Of all the topics in our recent series on Celtic Christianity, I really looked forward to Pastor Laura’s message on “The Image of God.” My own understanding of who I am, who others are in relation to me, and how I wish the church could be are all tied to this idea of how I image and understand God to be.
You and I could sit and chat over coffee for days on this topic, easy – so I won’t get it done in one blog post. It’s enough to say that over the years, I have seen how many different communities’ images and understandings of God can color and flavor how they believe – and how they behave.
A friend told me that in the Bible , humankind was made in God’s image – which meant that you, me, and Aretha Franklin and Richard Nixon and Richard Simmons were all “created in God’s image.” So I am pretty much past the whole idea of the phrase “in God’s image” meaning just “God must look just like us.”
I see God as Spirit….and I see God as Love. So if we are “created in God’s image,” I believe we are created as spirits who love.
When we do that–when we live and act as loving, caring, committed people–my experience is that others can see the resemblance to the One in whose image we were created. I believe it’s what our community at National Avenue does best.
Chris and I saw this in action the first Sunday we walked through the door at National Avenue. Louise Jackson saw us come in, hand-in-hand and before we could slip quietly by the greeter-lady, she just reached right out to us. (Anyone who knows Louise can picture the scene…) In her typically-subtle way, Louise roped us both in, smiled and said, “Hi fellas! We’re just SO glad to have you here!”
And we saw that resemblance–the resemblance to a loving and welcoming God. We both knew God’s love had spoken through Louise. We were “home” in that instant. (We never visited another church.)
Maybe a week later, we heard Pastor Laura telling how different churches have tried to limit and control access to Communion over the years–and we also heard how it grieved her. (Chris and I both have had experience with folks trying to keep us from sharing Communion–and it was not pleasant for either of us.)
As Laura walked down the center aisle in the sanctuary, and talked about how this was God’s table and how this table was open to all (especially to anyone who had been told it was only open to some)… we saw the resemblance. We saw and heard the spirit of a loving God in this tiny dynamo of a lady.

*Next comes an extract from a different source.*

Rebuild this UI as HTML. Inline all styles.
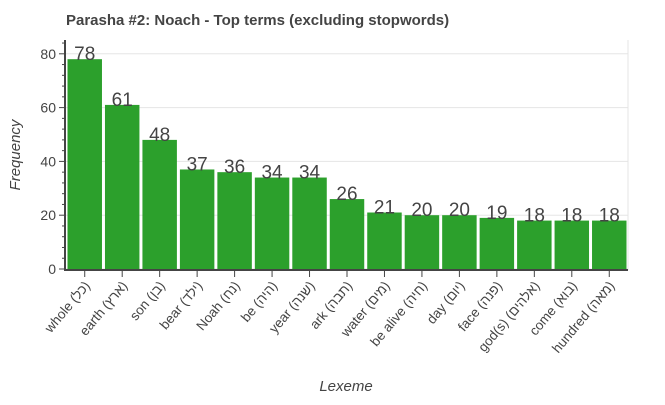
<!DOCTYPE html>
<html><head><meta charset="utf-8"><style>
body{margin:0;background:#fff;}
svg text{font-family:"Liberation Sans","DejaVu Sans",sans-serif;}
</style></head><body>
<svg id="c" width="665" height="400"></svg>
<script>
const categories=["whole (כל)","earth (ארץ)","son (בן)","bear (ילד)","Noah (נח)","be (היה)","year (שנה)","ark (תבה)","water (מים)","be alive (חיה)","day (יום)","face (פנה)","god(s) (אלהים)","come (בוא)","hundred (מאה)"];
const values=[78,61,48,37,36,34,34,26,21,20,20,19,18,18,18];
const yTicks=[0,20,40,60,80];
const NS="http://www.w3.org/2000/svg";
const svg=document.getElementById('c');
const L=66,R=628,T=40,B=270;
const y=v=>269-v*2.69;
const step=(R-L)/categories.length;
const xc=i=>L+step*(i+0.5);
function mk(t,a,p){const e=document.createElementNS(NS,t);for(const k in a)e.setAttribute(k,a[k]);(p||svg).appendChild(e);return e;}
const bg=mk('rect',{x:L,y:T,width:R-L,height:B-T,fill:'#fff'});


for(let v=0;v<=85;v+=20){const g=mk('line',{x1:L,x2:R,y1:y(v),y2:y(v),stroke:'#e5e5e5'});

}
mk('line',{x1:R,x2:R,y1:T,y2:B,stroke:'#e5e5e5'});
values.forEach((v,i)=>{
const w=step*0.92;
const r=mk('rect',{x:xc(i)-w/2,y:y(v),width:w,height:y(0)-y(v),fill:'#2ca02c'});


const t=mk('text',{x:xc(i),y:y(v)+1,'text-anchor':'middle','font-size':19,fill:'#444'});
t.textContent=v;


});
const ya=mk('line',{x1:L-1,x2:L-1,y1:T,y2:B+1,stroke:'#444','stroke-width':2});


const xa=mk('line',{x1:L-2,x2:R,y1:B,y2:B,stroke:'#444','stroke-width':2});


for(let v=0;v<=84;v+=4){const big=v%20===0;mk('line',{x1:L-(big?7:4),x2:L,y1:y(v),y2:y(v),stroke:'#444'});}
yTicks.forEach(v=>{const t=mk('text',{x:L-10,y:y(v)+5,'text-anchor':'end','font-size':14,fill:'#444'});t.textContent=v;

});
categories.forEach((c,i)=>{
mk('line',{x1:xc(i),x2:xc(i),y1:B,y2:B+7,stroke:'#444'});
const ax=xc(i)+6,ay=B+16;
const t=mk('text',{x:ax,y:ay,'text-anchor':'end','font-size':13.5,fill:'#444',transform:`rotate(-50 ${ax} ${ay})`});
t.textContent=c;


});
const ttl=mk('text',{x:66,y:25,'font-size':15,'font-weight':'bold',fill:'#444'});ttl.textContent="Parasha #2: Noach - Top terms (excluding stopwords)";


const xt=mk('text',{x:346,y:391,'text-anchor':'middle','font-size':15,'font-style':'italic',fill:'#444'});xt.textContent="Lexeme";


const yt=mk('text',{x:20,y:155,'text-anchor':'middle','font-size':15,'font-style':'italic',fill:'#444',transform:'rotate(-90 20 155)'});yt.textContent="Frequency";


</script>
</body></html>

When I’ve seen Susan Wheeler and others preparing to serve food with loving care for people who have no home and no food, it’s not hard to see the resemblance to the God she serves. When I read Terry Heitman’s Facebook comments about how serving meals at Bill’s Place has touched him each time he’s been there, I see the resemblance, too. When I see the service results of National Avenue’s youth, selling blankets or washing cars or sleeping in a makeshift shack to raise funds and awareness for Nicaragua, I see that resemblance … and I weep with joy.
When the choir, or the bell choir, or the talented soloists and musicians of our church begin to sing or play, I am again moved to tears of joy (and a wee bit of envy)–and I hear the message of a loving God within me. When people go out of their way to reach out to Chris and me … to include us, to welcome or encourage us… once again, we feel the arms of a loving God surrounding us.
It’s not hard to see God’s hands and feet–at the end of the arms and legs of so many members of National Avenue Christian Church. We are not without flaws (no church is)–but this church works real hard to be a community that points-with-its-actions to a loving, caring, welcoming and accepting God.
My prayer is that others who come will see that resemblance –as we have.